As before I tend to write my Javascript in Coffeescript, so suppose I have a Coffeescript function which is called when the user clicks on a #refresh-comment-feed-button button:

refresh_comments = (page_id) ->
  posting = $.post '/grabcomments', page_id: page_id
  posting.done receive_comments
  posting.fail (data) ->
    ...

So this makes an Ajax call which will call the function receive_comments when the Ajax call returns (successfully). We write the receive_comments as:

receive_comments = (data) ->
  ... code to delete current comments and replace them with those returned

Typically data will be some JSON data, perhaps the comments associated with the page_id we gave as an argument to our Ajax call.

To test this you would navigate to the page in question and check that there are no comments, then open a new browser window and make two comments (or alternatively directly adding the comments to the database), followed by switching back to the first browser window and then performing the following steps:

    refresh_comment_feed_css = '#refresh-comment-feed-button'
    self.click_element_with_css(refresh_comment_feed_css)
    self.check_comments([first_comment, second_comment])

Where self.check_comments is a method that checks the particular comments exist on the current page. This could be done by using find_elements_by_css_selector and then looking at the text attributes of each returned element.

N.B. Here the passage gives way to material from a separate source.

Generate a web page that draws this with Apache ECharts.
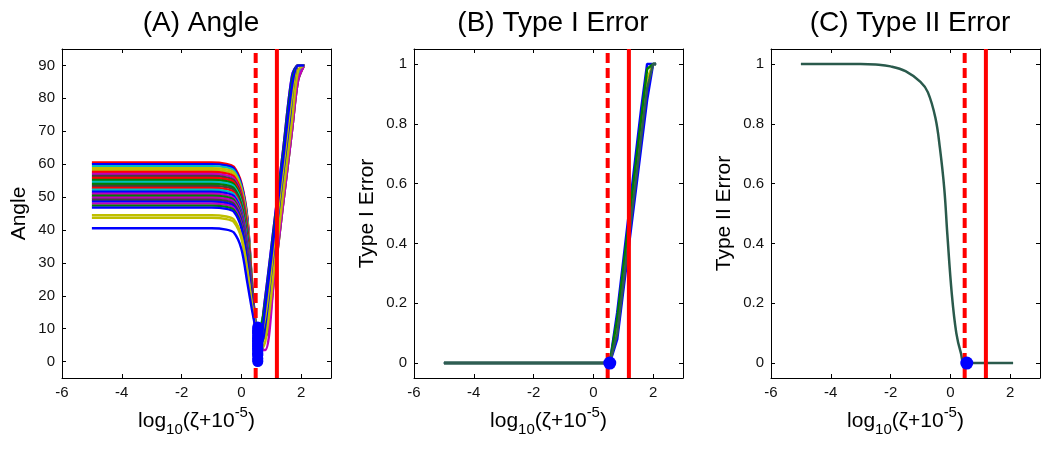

The problem is, that the final line is likely to be run before the results of the Ajax call invoked from the click on the #refresh-comment-feed-button are returned to the page.

A quick trick to get around this is to simply change the Javascript to somehow record when the Ajax results are returned and then use Selenium to wait until the relevant Javascript evaluates to true.

So we change our receive_comments method to be:

comments_successfully_updated = 0
receive_comments = (data) ->
  ... code to delete current comments and replace them with those returned
  comments_successfully_updated += 1

Note that we only increment the counter after we have updated the page.

Now, we can update our Selenium test to be:

    refresh_comment_feed_css = '#refresh-comment-feed-button'
    self.click_element_with_css(refresh_comment_feed_css)
    self.wait_for_comment_refresh_count(1)
    self.check_comments([first_comment, second_comment])

The 1 argument assumes that this will be the first time the comments are updated during your test. Of course as you run down your test you can increase this argument as required. The code for the wait_for_comment_refresh_count is given by:

from selenium.webdriver.support.ui import WebDriverWait
from selenium.webdriver.support import expected_conditions
from selenium.webdriver.common.by import By
...

class MyTest(object):
    ... # assume that 'self.driver' is set appropriately.
    def wait_for_comment_refresh_count(self, count):
        def check_refresh_count(driver):
            script = 'return comments_successfully_updated;'
            feed_count = driver.execute_script(script)
            return feed_count == count
        WebDriverWait(self.driver, 5).until(check_refresh_count)

The key point is executing the Javascript to check the comments_successfully_updated variable with driver.execute_script. We then use a WebDriverWait to wait for a maximum of 5 seconds until the our condition is satisfied.

Conclusion

Updating a Javascript counter to record when Javascript events have occurred can allow your Selenium tests to synchronise, that is, wait for the correct time to check the results of a Javascript event.

This can solve problems of getting a StaleElementReferenceException or a NoSuchElementException because your Selenium test is running a check on an element too early before your page has been updated.